On Saturday, families of 16 Egyptian workers announced that their sons have been missing in Libya since September. They stressed that they have had no contact with them since.
Some reports indicate that the men were arrested by the Libyan authorities when they were illegally traveling to Italy via Libya.
Two residents of El Gazazra Village in Sohag said that the Egyptian authorities are currently intensifying their efforts to find the whereabouts of the workers.
They also explained that the Egyptian youth were last present in the Libyan western town of Gargaresh, a major hub for migrants in the North African nation, near the Libyan capital, Tripoli.
In the last few days, more than 5,000 migrants have been sent to Libya’s infamous detention centres, in what the Libyan authorities have described as a security campaign against undocumented migration and drug trafficking.
There have been multiple reports of excessive force used in the raids and arbitrary arrests, resulting in at least one fatality, many injured and the demolition of people’s homes. Among the detained are hundreds of vulnerable women and children.
Last January, the Egyptian authorities succeeded in freeing 32 young men who were kidnapped by gangs in the Bani Walid region in Libya. They were from the village of Umrah belonging to Abu Tisht city in the Qena governorate in the South of Egypt. They travelled to Libya illegally to work there and were kidnapped by gangs living in Al-Atiyat and the industrial district of Bani Walid before authorities intervened and succeeded in freeing them.
Though the number of irregular migrants arriving in Italy via the central Mediterranean route which runs from Libya and Egypt to Italy dropped in 2020 to around 17,000, it increased again in 2021 to over 35,000 people.
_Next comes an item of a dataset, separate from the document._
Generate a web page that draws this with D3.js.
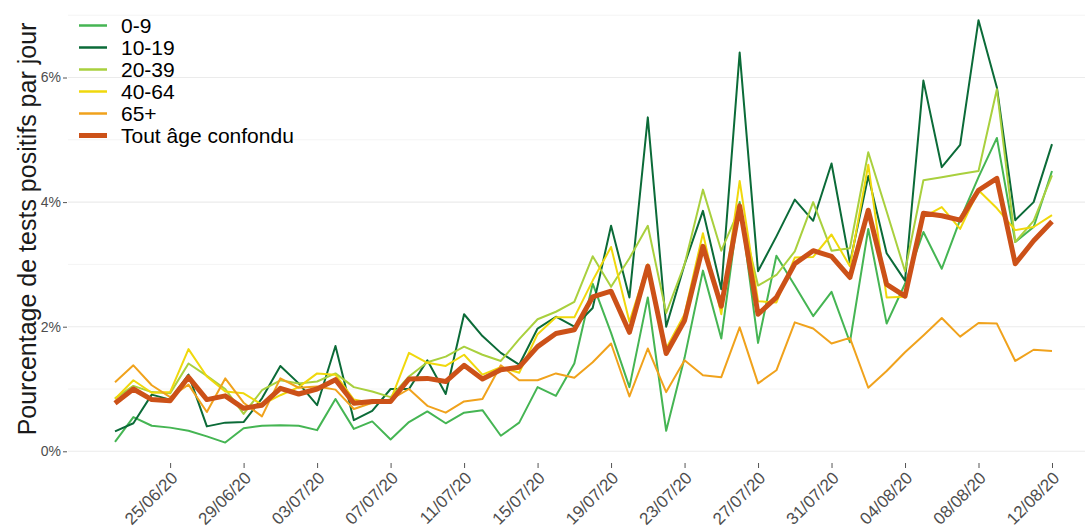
<!DOCTYPE html>
<html>
<head>
<meta charset="utf-8">
<script src="https://cdn.jsdelivr.net/npm/d3@7"></script>
<style>
  body { margin: 0; background: #fff; }
  svg { font-family: "Liberation Sans", Arial, sans-serif; }
</style>
</head>
<body>
<div class="container"></div>
<script>
const w = 1085;
const h = 531;

// 22/06/20 -> 12/08/20, one value per day
const startDay = new Date(2020, 5, 22);
const endDay = new Date(2020, 7, 12);
const days = d3.timeDay.range(startDay, d3.timeDay.offset(endDay, 1));

const tickLabels = ['25/06/20','29/06/20','03/07/20','07/07/20','11/07/20','15/07/20','19/07/20',
  '23/07/20','27/07/20','31/07/20','04/08/20','08/08/20','12/08/20'];
const yTicks = [0, 2, 4, 6];
const yMinor = [1, 3, 5, 7];

const ages = ['0-9', '10-19', '20-39', '40-64', '65+', 'Tout âge confondu'];
const colors = ['#45b553', '#0b6b38', '#a9d03e', '#f0d80c', '#f0a21c', '#cc5118'];

const age0_9 = [0.15,0.55,0.41,0.38,0.33,0.24,0.14,0.37,0.41,0.42,0.41,0.34,0.84,0.36,0.48,0.19,0.47,0.64,0.45,0.62,
  0.66,0.25,0.46,1.03,0.89,1.41,2.69,1.9,1.03,2.47,0.33,1.5,2.9,1.81,4.0,1.74,3.14,2.66,2.17,2.56,
  1.75,3.57,2.05,2.69,3.52,2.93,3.72,4.4,5.03,3.36,3.6,4.5];
const age10_19 = [0.32,0.45,0.91,0.83,1.23,0.40,0.46,0.47,0.85,1.37,1.09,0.74,1.69,0.50,0.65,1.0,1.0,1.46,0.92,2.2,
  1.85,1.58,1.39,1.97,2.16,2.0,2.3,3.62,2.47,5.36,2.0,3.0,3.86,2.6,6.4,2.89,3.45,4.04,3.7,4.62,
  3.02,4.42,3.18,2.74,5.95,4.56,4.92,6.92,5.84,3.71,4.0,4.93];
const age20_39 = [0.85,1.05,0.95,0.93,1.41,1.21,1.0,0.6,0.98,1.14,1.09,1.12,1.25,1.03,0.96,0.87,1.2,1.43,1.52,1.68,
  1.55,1.45,1.8,2.12,2.24,2.4,3.13,2.64,3.1,3.62,2.22,3.0,4.2,3.22,3.9,2.66,2.83,3.21,4.0,3.22,
  3.26,4.8,3.85,2.89,4.35,4.4,4.45,4.5,5.81,3.36,3.7,4.43];
const age40_64 = [0.84,1.14,0.94,0.95,1.64,1.2,0.96,0.93,0.75,0.9,1.03,1.25,1.23,0.83,0.77,0.82,1.58,1.42,1.37,1.55,
  1.23,1.35,1.26,1.88,2.15,2.15,2.74,3.28,2.08,3.0,1.65,2.2,3.5,2.2,4.34,2.41,2.39,3.11,3.12,3.48,
  2.97,4.6,2.47,2.48,3.76,3.92,3.57,4.19,3.9,3.55,3.6,3.79];
const age65 = [1.11,1.38,1.06,0.87,1.07,0.63,1.17,0.78,0.56,1.17,1.02,1.04,0.99,0.68,0.78,0.83,1.0,0.73,0.62,0.8,
  0.84,1.38,1.14,1.14,1.25,1.18,1.43,1.73,0.88,1.65,0.95,1.46,1.22,1.19,1.99,1.09,1.3,2.07,1.97,1.73,
  1.82,1.02,1.29,1.59,1.86,2.14,1.84,2.06,2.05,1.45,1.63,1.61];
const allAges = [0.77,1.0,0.83,0.81,1.19,0.83,0.89,0.69,0.74,1.01,0.92,1.0,1.15,0.77,0.8,0.8,1.16,1.17,1.12,1.38,
  1.16,1.31,1.35,1.68,1.89,1.95,2.48,2.57,1.91,2.97,1.57,2.1,3.29,2.33,3.94,2.2,2.47,3.01,3.22,3.13,
  2.79,3.87,2.68,2.49,3.82,3.78,3.71,4.19,4.38,3.01,3.38,3.69];

const series = [age0_9, age10_19, age20_39, age40_64, age65, allAges];

const parseTick = d3.timeParse('%d/%m/%y');

const svg = d3.select('.container').append('svg')
  .attr('width', w)
  .attr('height', h);

const x = d3.scaleTime()
  .domain([startDay, endDay])
  .range([115, 1052]);

const y = d3.scaleLinear()
  .domain([0, 7])
  .range([451.3, 15.2]);

// grid
svg.append('g').selectAll('line')
  .data(yMinor)
  .enter().append('line')
    .attr('x1', 68).attr('x2', w)
    .attr('y1', d => y(d)).attr('y2', d => y(d))
    .attr('stroke', '#f4f4f4')
    .attr('stroke-width', 1);

svg.append('g').selectAll('line')
  .data(yTicks)
  .enter().append('line')
    .attr('x1', 68).attr('x2', w)
    .attr('y1', d => y(d)).attr('y2', d => y(d))
    .attr('stroke', '#ebebeb')
    .attr('stroke-width', 1.1);

// y axis
const yAxis = d3.axisLeft(y)
  .tickValues(yTicks)
  .tickSize(4)
  .tickPadding(2)
  .tickFormat(d => d + '%');

svg.append('g')
  .attr('transform', 'translate(67,0)')
  .call(yAxis)
  .call(g => g.select('.domain').remove())
  .call(g => g.selectAll('line').attr('stroke', '#555'))
  .call(g => g.selectAll('text').attr('fill', '#4d4d4d').attr('font-size', 14));

// x axis
const xAxis = d3.axisBottom(x)
  .tickValues(tickLabels.map(parseTick))
  .tickSize(5)
  .tickFormat(d3.timeFormat('%d/%m/%y'));

svg.append('g')
  .attr('transform', 'translate(0,463)')
  .call(xAxis)
  .call(g => g.select('.domain').remove())
  .call(g => g.selectAll('line').attr('stroke', '#555'))
  .call(g => g.selectAll('text')
    .attr('fill', '#4d4d4d')
    .attr('font-size', 17)
    .attr('text-anchor', 'end')
    .attr('dy', null)
    .attr('y', null)
    .attr('transform', 'translate(8,16) rotate(-45)'));

// lines
const line = d3.line()
  .x((d, i) => x(days[i]))
  .y(d => y(d));

svg.append('g').selectAll('path')
  .data(series)
  .enter().append('path')
    .attr('d', line)
    .attr('fill', 'none')
    .attr('stroke', (d, i) => colors[i])
    .attr('stroke-width', (d, i) => i === 5 ? 5 : 2)
    .attr('stroke-linejoin', 'round');

// y title
svg.append('text')
  .attr('transform', 'translate(36,229) rotate(-90)')
  .attr('text-anchor', 'middle')
  .attr('font-size', 25)
  .attr('fill', '#1a1a1a')
  .text('Pourcentage de tests positifs par jour');

// legend
const legend = svg.append('g')
  .attr('transform', 'translate(79,25.5)');

const item = legend.selectAll('g')
  .data(ages)
  .enter().append('g')
    .attr('transform', (d, i) => `translate(0,${i * 22})`);

item.append('line')
  .attr('x1', 0).attr('x2', 28)
  .attr('stroke', (d, i) => colors[i])
  .attr('stroke-width', (d, i) => i === 5 ? 5 : 2.5);

item.append('text')
  .attr('x', 42)
  .attr('dy', '0.36em')
  .attr('font-size', 21)
  .attr('fill', '#000')
  .text(d => d);
</script>
</body>
</html>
Meanwhile, the United Nations High Commissioner for Refugees (UNHCR) reported that over 20,000 people attempting to leave Libya have been returned by coast guards this year alone.
Egypt introduced tougher penalties for irregular immigration, people smuggling and human trafficking in 2018. This occurred after the signing of an agreement with the European Union (EU) to address the root causes through investments worth 60 million euros in seven projects to be implemented in 15 governorates.